»»

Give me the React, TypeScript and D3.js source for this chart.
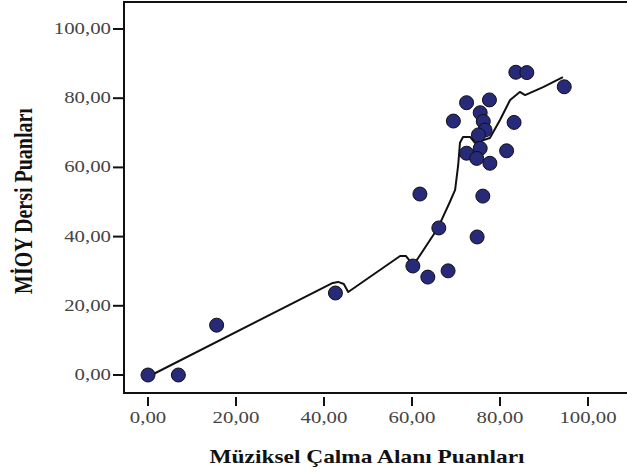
import React from 'react'
import * as d3 from 'd3'

// Müziksel Çalma Alanı (x) vs MİOY Dersi (y) scores
const calmaScores = [0, 6.9, 15.6, 42.6, 60.2, 63.6, 68.2, 61.8, 76.1, 66.1, 74.8, 83.6, 86.1, 72.4, 77.6, 69.4, 75.5, 76.2, 83.2, 76.6, 75.1, 75.5, 81.5, 72.4, 74.7, 77.7, 94.6]
const mioyScores = [0, 0, 14.4, 23.7, 31.5, 28.3, 30.1, 52.3, 51.7, 42.5, 39.9, 87.5, 87.4, 78.7, 79.5, 73.4, 75.8, 73.3, 73.0, 70.8, 69.4, 65.5, 64.8, 64.1, 62.6, 61.2, 83.3]

// fit line (loess)
const fitX = [0.8, 42.0, 43.2, 44.5, 45.5, 57.3, 58.6, 60.2, 61.4, 65.9, 68.6, 69.8, 70.5, 70.9, 71.6, 73.2, 74.3, 77.7, 80.0, 82.3, 84.5, 85.7, 89.8, 94.3]
const fitY = [0, 26.6, 26.9, 26.3, 24.0, 34.4, 34.4, 31.8, 33.8, 42.5, 50.0, 53.5, 60.7, 67.1, 68.8, 68.8, 67.1, 68.5, 73.7, 79.5, 81.8, 80.9, 83.2, 86.1]

const ticks = [0, 20, 40, 60, 80, 100]
const xTitle = 'Müziksel Çalma Alanı Puanları'
const yTitle = 'MİOY Dersi Puanları'

const fmt = (v: number) => v.toFixed(2).replace('.', ',')

export default function App() {
  const width = 627,
    height = 473

  const x = d3.scaleLinear().domain([0, 100]).range([148, 588])
  const y = d3.scaleLinear().domain([0, 100]).range([375, 29])

  const frame = { left: 124, top: 2, right: 640, bottom: 393 }
  const stretch = 1.3

  const line = d3
    .line<number>()
    .x((d, i) => x(fitX[i]))
    .y((d, i) => y(fitY[i]))

  const font = '"Liberation Serif", "Times New Roman", serif'

  return (
    <svg
      width={width}
      height={height}
      style={{ position: 'absolute', left: 0, top: 0, background: '#fff' }}
      fontFamily={font}
    >
      <rect x={0} y={0} width={width} height={height} fill="#fff" />
      <path
        d={`M${frame.right},${frame.top}H${frame.left}V${frame.bottom}H${frame.right}`}
        fill="none"
        stroke="#111"
        strokeWidth={2}
      />

      {/* y axis */}
      {ticks.map(t => (
        <g key={'y' + t}>
          <line x1={113} x2={frame.left} y1={y(t)} y2={y(t)} stroke="#111" strokeWidth={2} />
          <text
            transform={`translate(111,${y(t) + 5}) scale(${stretch},1)`}
            textAnchor="end"
            fontSize={16}
            fill="#444"
          >
            {fmt(t)}
          </text>
        </g>
      ))}

      {/* x axis */}
      {ticks.map(t => (
        <g key={'x' + t}>
          <line x1={x(t)} x2={x(t)} y1={397} y2={406} stroke="#111" strokeWidth={2} />
          <text
            transform={`translate(${x(t)},${423}) scale(${stretch},1)`}
            textAnchor="middle"
            fontSize={16}
            fill="#444"
          >
            {fmt(t)}
          </text>
        </g>
      ))}

      <path d={line(fitX) || ''} fill="none" stroke="#111" strokeWidth={2} strokeLinejoin="round" />

      {calmaScores.map((v, i) => (
        <circle
          key={i}
          cx={x(v)}
          cy={y(mioyScores[i])}
          r={7}
          fill="#262a78"
          stroke="#111"
          strokeWidth={1}
        />
      ))}

      <text
        transform={`translate(367,463) scale(${stretch},1)`}
        textAnchor="middle"
        fontSize={18}
        fontWeight="bold"
        fill="#111"
      >
        {xTitle}
      </text>
      <text
        transform={`translate(32,201) scale(${stretch},1) rotate(-90)`}
        textAnchor="middle"
        fontSize={20}
        fontWeight="bold"
        fill="#111"
      >
        {yTitle}
      </text>
    </svg>
  )
}
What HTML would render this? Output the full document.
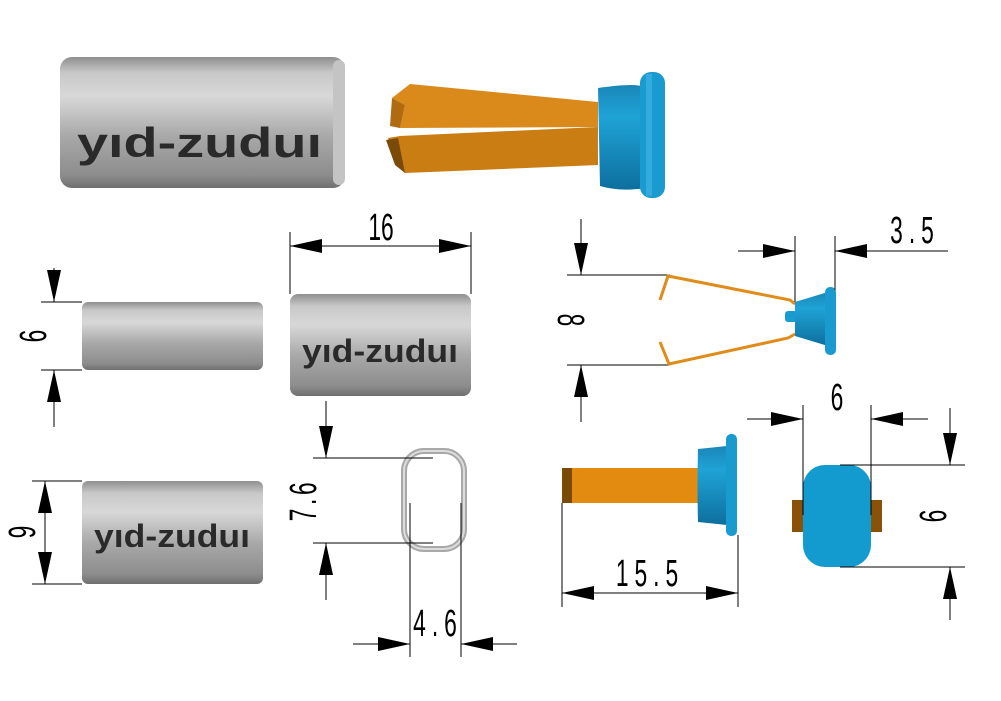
<!DOCTYPE html>
<html><head><meta charset="utf-8"><style>
html,body{margin:0;padding:0;background:#fff;}
svg{display:block;}
.d{stroke:#000;stroke-width:1;fill:none;}
.t{font-family:"Liberation Sans",sans-serif;font-size:38px;fill:#000;}
.logo{font-family:"Liberation Sans",sans-serif;font-weight:bold;fill:#2a2a2a;}
</style></head><body>
<svg width="1001" height="701" viewBox="0 0 1001 701" xmlns="http://www.w3.org/2000/svg">
<defs>
<linearGradient id="g" x1="0" y1="0" x2="0" y2="1">
<stop offset="0" stop-color="#8f8f8f"/><stop offset="0.12" stop-color="#c8c8c8"/><stop offset="0.3" stop-color="#d8d8d8"/><stop offset="0.6" stop-color="#a9a9a9"/><stop offset="0.9" stop-color="#8d8d8d"/><stop offset="1" stop-color="#6f6f6f"/>
</linearGradient>
<linearGradient id="b" x1="0" y1="0" x2="0" y2="1">
<stop offset="0" stop-color="#1a86b8"/><stop offset="0.3" stop-color="#1fa3d6"/><stop offset="1" stop-color="#0d6f9e"/>
</linearGradient>
<marker id="a" markerWidth="32" markerHeight="14" refX="32" refY="7" orient="auto" markerUnits="userSpaceOnUse"><path d="M0,0 L32,7 L0,14 Z" fill="#000"/></marker>
</defs>

<!-- top cylinder -->
<rect x="60" y="57" width="285" height="131" rx="12" fill="url(#g)"/>
<rect x="333" y="60" width="12" height="125" rx="6" fill="#c4c4c4"/>
<text class="logo" x="77" y="157" font-size="42" textLength="245" lengthAdjust="spacingAndGlyphs">yıd-zuduı</text>

<!-- top clip -->
<polygon points="392,98 410,84 598,102 598,127 400,128 405,105" fill="#d98a1a"/>
<polygon points="392,98 405,105 400,128 390,126" fill="#b06a10"/>
<polygon points="388,138 400,136 598,127 598,165 405,173" fill="#c97d12"/>
<polygon points="386,140 398,138 405,173 395,165" fill="#7a4a08"/>
<path d="M598,88 Q640,82 645,88 L645,188 Q620,192 600,186 Z" fill="url(#b)"/>
<rect x="640" y="72" width="25" height="126" rx="11" fill="#1a9bd0"/>
<rect x="646" y="74" width="6" height="122" fill="#45b8e6" opacity="0.6"/>

<!-- left middle cylinder -->
<rect x="82" y="302" width="181" height="68" rx="6" fill="url(#g)"/>
<line class="d" x1="41" y1="302" x2="82" y2="302"/><line class="d" x1="41" y1="370" x2="82" y2="370"/>
<line class="d" x1="54" y1="268" x2="54" y2="302" marker-end="url(#a)"/>
<line class="d" x1="54" y1="427" x2="54" y2="370" marker-end="url(#a)"/>
<text class="t" transform="translate(46,336) rotate(-90) scale(0.6,1)" text-anchor="middle">6</text>

<!-- middle cylinder with logo -->
<rect x="290" y="294" width="181" height="102" rx="8" fill="url(#g)"/>
<text class="logo" x="302" y="362" font-size="32" textLength="156" lengthAdjust="spacingAndGlyphs">yıd-zuduı</text>
<line class="d" x1="290" y1="232" x2="290" y2="294"/><line class="d" x1="471" y1="232" x2="471" y2="294"/>
<line class="d" x1="380" y1="246" x2="290" y2="246" marker-end="url(#a)"/>
<line class="d" x1="380" y1="246" x2="471" y2="246" marker-end="url(#a)"/>
<text class="t" transform="translate(381,240) scale(0.6,1)" text-anchor="middle">16</text>

<!-- lower left cylinder -->
<rect x="82" y="481" width="181" height="103" rx="6" fill="url(#g)"/>
<text class="logo" x="94" y="547" font-size="32" textLength="156" lengthAdjust="spacingAndGlyphs">yıd-zuduı</text>
<line class="d" x1="32" y1="481" x2="82" y2="481"/><line class="d" x1="32" y1="584" x2="82" y2="584"/>
<line class="d" x1="45" y1="532" x2="45" y2="481" marker-end="url(#a)"/>
<line class="d" x1="45" y1="532" x2="45" y2="584" marker-end="url(#a)"/>
<text class="t" transform="translate(35,532) rotate(-90) scale(0.6,1)" text-anchor="middle">9</text>

<!-- ring -->
<rect x="404" y="451" width="60" height="98" rx="20" fill="none" stroke="#a8a8a8" stroke-width="6"/>
<rect x="404" y="451" width="60" height="98" rx="20" fill="none" stroke="#dcdcdc" stroke-width="2"/>
<line class="d" x1="313" y1="458" x2="433" y2="458"/><line class="d" x1="313" y1="543" x2="433" y2="543"/>
<line class="d" x1="326" y1="401" x2="326" y2="458" marker-end="url(#a)"/>
<line class="d" x1="326" y1="600" x2="326" y2="543" marker-end="url(#a)"/>
<text class="t" transform="translate(316,500) rotate(-90) scale(0.6,1)" text-anchor="middle" letter-spacing="6">7.6</text>
<line class="d" x1="410" y1="503" x2="410" y2="657"/><line class="d" x1="461" y1="503" x2="461" y2="657"/>
<line class="d" x1="353" y1="644" x2="410" y2="644" marker-end="url(#a)"/>
<line class="d" x1="517" y1="644" x2="461" y2="644" marker-end="url(#a)"/>
<text class="t" transform="translate(438,636) scale(0.6,1)" text-anchor="middle" letter-spacing="10">4.6</text>

<!-- right top clip -->
<line class="d" x1="567" y1="275" x2="670" y2="275"/><line class="d" x1="567" y1="365" x2="670" y2="365"/>
<line class="d" x1="581" y1="219" x2="581" y2="275" marker-end="url(#a)"/>
<line class="d" x1="581" y1="422" x2="581" y2="365" marker-end="url(#a)"/>
<text class="t" transform="translate(558,320) rotate(90) scale(0.6,1)" text-anchor="middle">8</text>
<polyline points="660,300 668,276 790,300 795,304" fill="none" stroke="#e08c1a" stroke-width="3"/>
<polyline points="660,342 669,364 788,338 795,334" fill="none" stroke="#e08c1a" stroke-width="3"/>
<rect x="785" y="311" width="12" height="11" rx="3" fill="#1a9bd0"/>
<path d="M795,302 L828,292 L828,346 L795,336 Z" fill="url(#b)"/>
<rect x="825" y="287" width="11" height="68" rx="5" fill="#1a9bd0"/>
<line class="d" x1="795" y1="236" x2="795" y2="302"/><line class="d" x1="835" y1="236" x2="835" y2="290"/>
<line class="d" x1="738" y1="251" x2="795" y2="251" marker-end="url(#a)"/>
<line class="d" x1="948" y1="251" x2="835" y2="251" marker-end="url(#a)"/>
<text class="t" transform="translate(915,243) scale(0.6,1)" text-anchor="middle" letter-spacing="10">3.5</text>

<!-- bottom right bar -->
<rect x="562" y="468" width="138" height="35" fill="#e38b10"/>
<rect x="562" y="468" width="10" height="35" fill="#7a4a08"/>
<path d="M698,449 L727,446 L727,525 L698,522 Q697,485 698,449 Z" fill="url(#b)"/>
<rect x="726" y="434" width="11" height="102" rx="5" fill="#1a9bd0"/>
<line class="d" x1="562" y1="503" x2="562" y2="607"/><line class="d" x1="738" y1="535" x2="738" y2="607"/>
<line class="d" x1="650" y1="593" x2="562" y2="593" marker-end="url(#a)"/>
<line class="d" x1="650" y1="593" x2="738" y2="593" marker-end="url(#a)"/>
<text class="t" transform="translate(650,586) scale(0.6,1)" text-anchor="middle" letter-spacing="10">15.5</text>

<!-- front view -->
<rect x="792" y="500" width="90" height="32" fill="#8a5208"/>
<rect x="803" y="465" width="68" height="102" rx="22" fill="#139bd0"/>
<line class="d" x1="803" y1="405" x2="803" y2="515"/><line class="d" x1="871" y1="405" x2="871" y2="515"/>
<line class="d" x1="747" y1="419" x2="803" y2="419" marker-end="url(#a)"/>
<line class="d" x1="928" y1="419" x2="871" y2="419" marker-end="url(#a)"/>
<text class="t" transform="translate(837,410) scale(0.6,1)" text-anchor="middle">6</text>
<line class="d" x1="840" y1="465" x2="965" y2="465"/><line class="d" x1="840" y1="567" x2="965" y2="567"/>
<line class="d" x1="950" y1="408" x2="950" y2="465" marker-end="url(#a)"/>
<line class="d" x1="950" y1="620" x2="950" y2="567" marker-end="url(#a)"/>
<text class="t" transform="translate(920,516) rotate(90) scale(0.6,1)" text-anchor="middle">9</text>
</svg>
</body></html>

««

Problem
Quote only what lies between the first line of the records and the line containing "import * as d3 from 'd3'", please, including both lines and excluding images.

Correct answer
Give me the React, TypeScript and D3.js source for this chart.
import React from 'react'
import * as d3 from 'd3'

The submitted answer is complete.